Quinoa-Crusted Chicken Nuggets
These crispy nuggets are worth nibbling—and a great way to use leftover quinoa. Kick the sauce up a notch with a dash of Sriracha, if you like. Garlic powder is great here, as it evenly distributes garlic flavor without having to worry about any mincing or the garlic burning in the oven. It's also important to chill the quinoa so that it adheres to the chicken. Rice flower keeps these nuggets gluten-free, but you can use whole-wheat or all-purpose instead.
Egg-Topped Quinoa Bowl
Here, the yolk of the fried egg serves as a dressing (without you having to do anything extra) to coat nutrient-dense quinoa. Pancetta adds a snap of savory satisfaction to earthy kale, while all-season cherry tomatoes, meaning you can make it whenever, lend a fresh pop of bright flavor. Sub steel-cut oats, bulgur, or leftover brown rice for quinoa. The hot sauce gives this simple dish a kick in the pants.

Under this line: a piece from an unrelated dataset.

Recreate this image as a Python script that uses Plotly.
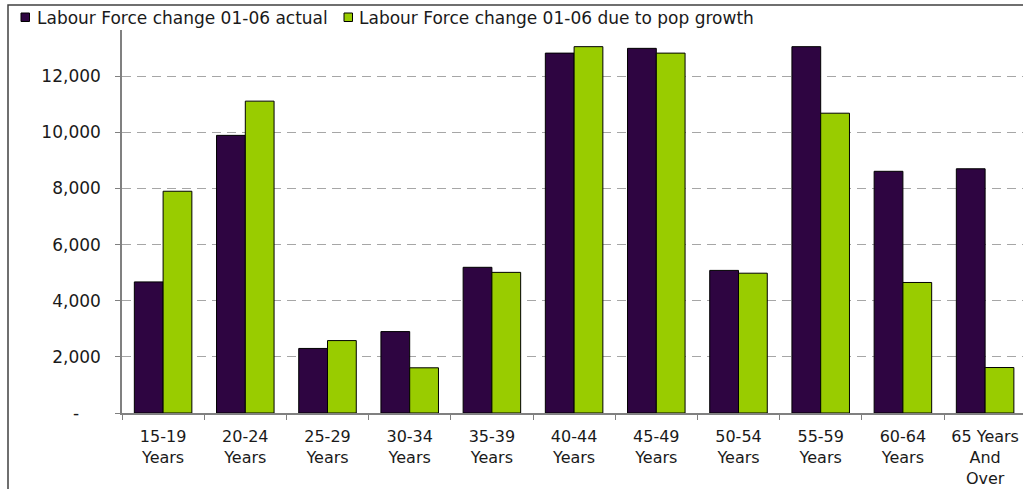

Cheesy Sausage, Broccoli, and Quinoa Casserole
We traded white rice for whole-grain quinoa and kicked out any processed ingredients for a new take on this comfort classic. To add more flavor to quinoa, try toasting it. Serve with a simple green salad. You can freeze an extra pan of this whole-grain main for kid-friendly comfort or make it ahead of time for a busy weeknight.
Sausage, Shrimp, & Quinoa Skillet
This 20-minute quinoa skillet is a play on dirty rice, and it uses only five ingredients (not counting cooking oil). Precooked quinoa keeps it superfast, but you can cook quinoa from scratch and still have dinner ready in less than 45 minutes. Spicy chicken sausage is lean and adds lots of flavor; you can swap in a chicken or turkey andouille sausage if you prefer. To round out the meal, serve with roasted asparagus or green beans, or opt for a crunchy romaine salad tossed with a bright, tart vinaigrette.
Quinoa Bibimbop Bowls
Jalapeno seeds add heat to the spicy-sweet beef mixture; remove the seeds and membranes before mincing for sensitive palates. Haricots verts are the snap bean's slender French cousin and cook in a couple of minutes for an easy side or crisp-tender stir-in for many dishes. Raw radishes are fine, but pickled, sautéed, or roasted is divine. You'll wonder how you ever did without them.